L’Italie a toûjours été recommandable par de grands hommes en tout genre. Beaucoup d’ingénieurs ont contribué par leurs travaux particuliers à connoître en détail cette partie de l’Europe ; mais il n’y en a pas qui se soit plus signalé que Jean Antoine Magin de Padoue. Il composa à la fin du seizieme siecle une géographie ancienne & moderne, d’après la géographie de Ptolomée, comparée à l’état actuel de son tems. C’est à son fils que l’on est redevable du détail d’Italie, commencé par son pere & dédié au duc Vincent de Gonzague duc de Mantoue en 1600. Cet ouvrage composé de 61 cartes, a toûjours été très-estimé des savans.

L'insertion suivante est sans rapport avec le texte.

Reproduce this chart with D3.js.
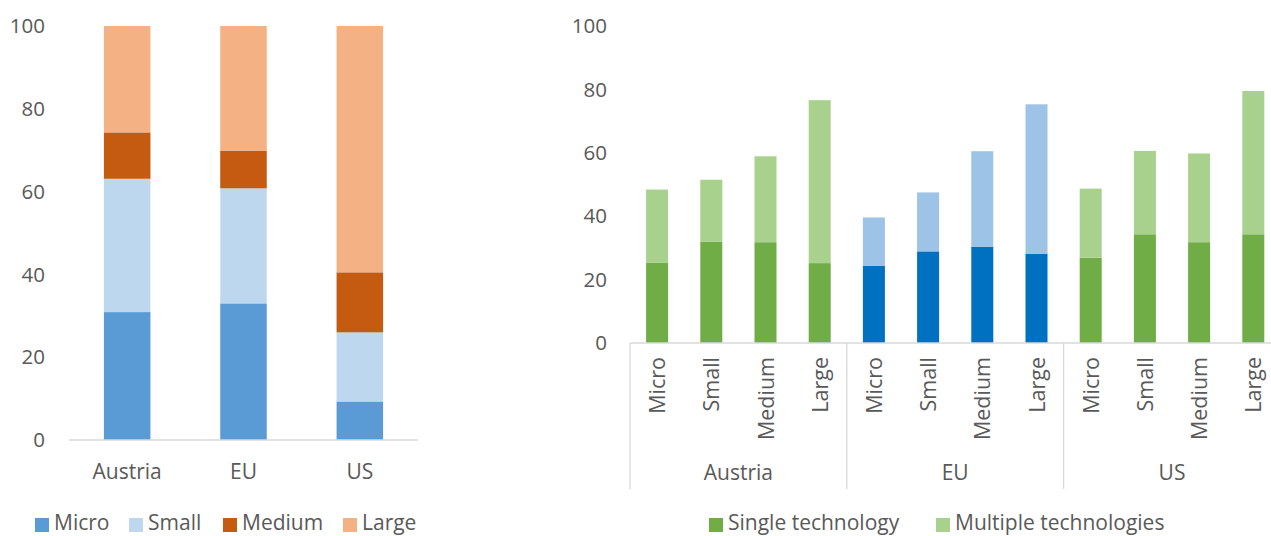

Riccioli savant jésuite de Ferrare, publia en 1662 un livre estimable, contenant toutes les parties de Mathématiques qui ont rapport à la Géographie & à l’Hydrographie. Il a été un des premiers qui ait eu le dessein de réformer la Géographie par les observations astronomiques.

Personne n’ignore le grand ouvrage de la méridienne de Rome, entrepris par les PP. Maire & Boscovich jésuites, dont les opérations contribuant encore à déterminer la figure de la terre, doivent produire incessamment une nouvelle carte de l’état ecclésiastique.